:: THE EXERCISE ::
Retype the listing that follows, exactly as written.

:: DATASET EXCERPT ::
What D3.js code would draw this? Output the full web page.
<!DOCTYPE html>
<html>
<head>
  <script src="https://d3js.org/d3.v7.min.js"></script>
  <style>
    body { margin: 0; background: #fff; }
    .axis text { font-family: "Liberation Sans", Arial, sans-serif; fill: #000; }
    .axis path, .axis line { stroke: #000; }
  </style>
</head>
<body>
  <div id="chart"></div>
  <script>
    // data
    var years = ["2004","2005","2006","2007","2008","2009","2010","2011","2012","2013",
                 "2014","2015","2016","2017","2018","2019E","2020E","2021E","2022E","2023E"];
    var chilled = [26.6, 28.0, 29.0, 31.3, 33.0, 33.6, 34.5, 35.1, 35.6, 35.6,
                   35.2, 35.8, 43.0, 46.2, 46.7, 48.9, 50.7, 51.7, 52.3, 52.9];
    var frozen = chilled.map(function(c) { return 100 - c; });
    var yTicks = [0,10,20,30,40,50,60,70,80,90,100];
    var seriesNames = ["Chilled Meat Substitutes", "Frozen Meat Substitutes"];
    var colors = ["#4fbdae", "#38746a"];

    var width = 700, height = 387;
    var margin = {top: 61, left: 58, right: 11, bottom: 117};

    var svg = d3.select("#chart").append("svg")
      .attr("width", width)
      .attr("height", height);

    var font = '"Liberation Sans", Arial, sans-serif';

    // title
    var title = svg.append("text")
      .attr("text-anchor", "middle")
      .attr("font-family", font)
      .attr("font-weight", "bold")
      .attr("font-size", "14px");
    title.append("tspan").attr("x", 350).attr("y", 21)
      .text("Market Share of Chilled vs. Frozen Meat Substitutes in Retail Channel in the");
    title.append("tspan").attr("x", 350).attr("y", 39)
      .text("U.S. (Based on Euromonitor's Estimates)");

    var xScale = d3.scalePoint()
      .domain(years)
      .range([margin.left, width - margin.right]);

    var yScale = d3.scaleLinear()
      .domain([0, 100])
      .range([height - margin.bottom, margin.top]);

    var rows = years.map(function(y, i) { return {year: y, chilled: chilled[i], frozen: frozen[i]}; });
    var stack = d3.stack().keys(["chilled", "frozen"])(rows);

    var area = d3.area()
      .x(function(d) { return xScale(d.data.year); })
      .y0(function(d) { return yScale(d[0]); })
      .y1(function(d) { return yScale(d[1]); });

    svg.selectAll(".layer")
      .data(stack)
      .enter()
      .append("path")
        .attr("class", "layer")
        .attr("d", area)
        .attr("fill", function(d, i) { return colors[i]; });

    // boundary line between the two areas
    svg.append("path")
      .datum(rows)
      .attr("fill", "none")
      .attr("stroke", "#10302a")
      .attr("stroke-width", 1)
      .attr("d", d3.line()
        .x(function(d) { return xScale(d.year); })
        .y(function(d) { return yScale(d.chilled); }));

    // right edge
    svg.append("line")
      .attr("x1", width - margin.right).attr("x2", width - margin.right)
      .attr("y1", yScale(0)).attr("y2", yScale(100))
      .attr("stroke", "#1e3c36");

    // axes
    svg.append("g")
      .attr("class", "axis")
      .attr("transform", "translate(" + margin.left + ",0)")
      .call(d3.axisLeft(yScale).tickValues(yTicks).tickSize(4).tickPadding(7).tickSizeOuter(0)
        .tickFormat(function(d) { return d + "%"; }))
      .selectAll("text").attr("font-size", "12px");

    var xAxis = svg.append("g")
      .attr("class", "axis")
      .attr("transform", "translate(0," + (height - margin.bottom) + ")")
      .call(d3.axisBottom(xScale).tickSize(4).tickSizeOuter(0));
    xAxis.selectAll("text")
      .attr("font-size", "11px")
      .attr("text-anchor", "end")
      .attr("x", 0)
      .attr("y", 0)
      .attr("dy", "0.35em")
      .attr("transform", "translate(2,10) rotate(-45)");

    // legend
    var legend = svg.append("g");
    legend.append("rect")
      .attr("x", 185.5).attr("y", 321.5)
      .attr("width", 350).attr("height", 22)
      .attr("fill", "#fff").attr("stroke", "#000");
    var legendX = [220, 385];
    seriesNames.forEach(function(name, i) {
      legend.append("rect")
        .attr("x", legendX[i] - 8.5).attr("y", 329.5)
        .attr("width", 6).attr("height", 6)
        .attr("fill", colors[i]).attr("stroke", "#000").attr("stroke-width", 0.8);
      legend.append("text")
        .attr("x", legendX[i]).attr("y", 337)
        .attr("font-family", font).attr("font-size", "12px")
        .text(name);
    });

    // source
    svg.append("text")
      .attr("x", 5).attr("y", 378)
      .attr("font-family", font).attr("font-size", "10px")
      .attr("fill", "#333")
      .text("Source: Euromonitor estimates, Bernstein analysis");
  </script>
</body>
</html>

:: WRITTEN REPLY ::
What D3.js code would draw this? Output the full web page.
<!DOCTYPE html>
<html>
<head>
  <script src="https://d3js.org/d3.v7.min.js"></script>
  <style>
    body { margin: 0; background: #fff; }
    .axis text { font-family: "Liberation Sans", Arial, sans-serif; fill: #000; }
    .axis path, .axis line { stroke: #000; }
  </style>
</head>
<body>
  <div id="chart"></div>
  <script>
    // data
    var years = ["2004","2005","2006","2007","2008","2009","2010","2011","2012","2013",
                 "2014","2015","2016","2017","2018","2019E","2020E","2021E","2022E","2023E"];
    var chilled = [26.6, 28.0, 29.0, 31.3, 33.0, 33.6, 34.5, 35.1, 35.6, 35.6,
                   35.2, 35.8, 43.0, 46.2, 46.7, 48.9, 50.7, 51.7, 52.3, 52.9];
    var frozen = chilled.map(function(c) { return 100 - c; });
    var yTicks = [0,10,20,30,40,50,60,70,80,90,100];
    var seriesNames = ["Chilled Meat Substitutes", "Frozen Meat Substitutes"];
    var colors = ["#4fbdae", "#38746a"];

    var width = 700, height = 387;
    var margin = {top: 61, left: 58, right: 11, bottom: 117};

    var svg = d3.select("#chart").append("svg")
      .attr("width", width)
      .attr("height", height);

    var font = '"Liberation Sans", Arial, sans-serif';

    // title
    var title = svg.append("text")
      .attr("text-anchor", "middle")
      .attr("font-family", font)
      .attr("font-weight", "bold")
      .attr("font-size", "14px");
    title.append("tspan").attr("x", 350).attr("y", 21)
      .text("Market Share of Chilled vs. Frozen Meat Substitutes in Retail Channel in the");
    title.append("tspan").attr("x", 350).attr("y", 39)
      .text("U.S. (Based on Euromonitor's Estimates)");

    var xScale = d3.scalePoint()
      .domain(years)
      .range([margin.left, width - margin.right]);

    var yScale = d3.scaleLinear()
      .domain([0, 100])
      .range([height - margin.bottom, margin.top]);

    var rows = years.map(function(y, i) { return {year: y, chilled: chilled[i], frozen: frozen[i]}; });
    var stack = d3.stack().keys(["chilled", "frozen"])(rows);

    var area = d3.area()
      .x(function(d) { return xScale(d.data.year); })
      .y0(function(d) { return yScale(d[0]); })
      .y1(function(d) { return yScale(d[1]); });

    svg.selectAll(".layer")
      .data(stack)
      .enter()
      .append("path")
        .attr("class", "layer")
        .attr("d", area)
        .attr("fill", function(d, i) { return colors[i]; });

    // boundary line between the two areas
    svg.append("path")
      .datum(rows)
      .attr("fill", "none")
      .attr("stroke", "#10302a")
      .attr("stroke-width", 1)
      .attr("d", d3.line()
        .x(function(d) { return xScale(d.year); })
        .y(function(d) { return yScale(d.chilled); }));

    // right edge
    svg.append("line")
      .attr("x1", width - margin.right).attr("x2", width - margin.right)
      .attr("y1", yScale(0)).attr("y2", yScale(100))
      .attr("stroke", "#1e3c36");

    // axes
    svg.append("g")
      .attr("class", "axis")
      .attr("transform", "translate(" + margin.left + ",0)")
      .call(d3.axisLeft(yScale).tickValues(yTicks).tickSize(4).tickPadding(7).tickSizeOuter(0)
        .tickFormat(function(d) { return d + "%"; }))
      .selectAll("text").attr("font-size", "12px");

    var xAxis = svg.append("g")
      .attr("class", "axis")
      .attr("transform", "translate(0," + (height - margin.bottom) + ")")
      .call(d3.axisBottom(xScale).tickSize(4).tickSizeOuter(0));
    xAxis.selectAll("text")
      .attr("font-size", "11px")
      .attr("text-anchor", "end")
      .attr("x", 0)
      .attr("y", 0)
      .attr("dy", "0.35em")
      .attr("transform", "translate(2,10) rotate(-45)");

    // legend
    var legend = svg.append("g");
    legend.append("rect")
      .attr("x", 185.5).attr("y", 321.5)
      .attr("width", 350).attr("height", 22)
      .attr("fill", "#fff").attr("stroke", "#000");
    var legendX = [220, 385];
    seriesNames.forEach(function(name, i) {
      legend.append("rect")
        .attr("x", legendX[i] - 8.5).attr("y", 329.5)
        .attr("width", 6).attr("height", 6)
        .attr("fill", colors[i]).attr("stroke", "#000").attr("stroke-width", 0.8);
      legend.append("text")
        .attr("x", legendX[i]).attr("y", 337)
        .attr("font-family", font).attr("font-size", "12px")
        .text(name);
    });

    // source
    svg.append("text")
      .attr("x", 5).attr("y", 378)
      .attr("font-family", font).attr("font-size", "10px")
      .attr("fill", "#333")
      .text("Source: Euromonitor estimates, Bernstein analysis");
  </script>
</body>
</html>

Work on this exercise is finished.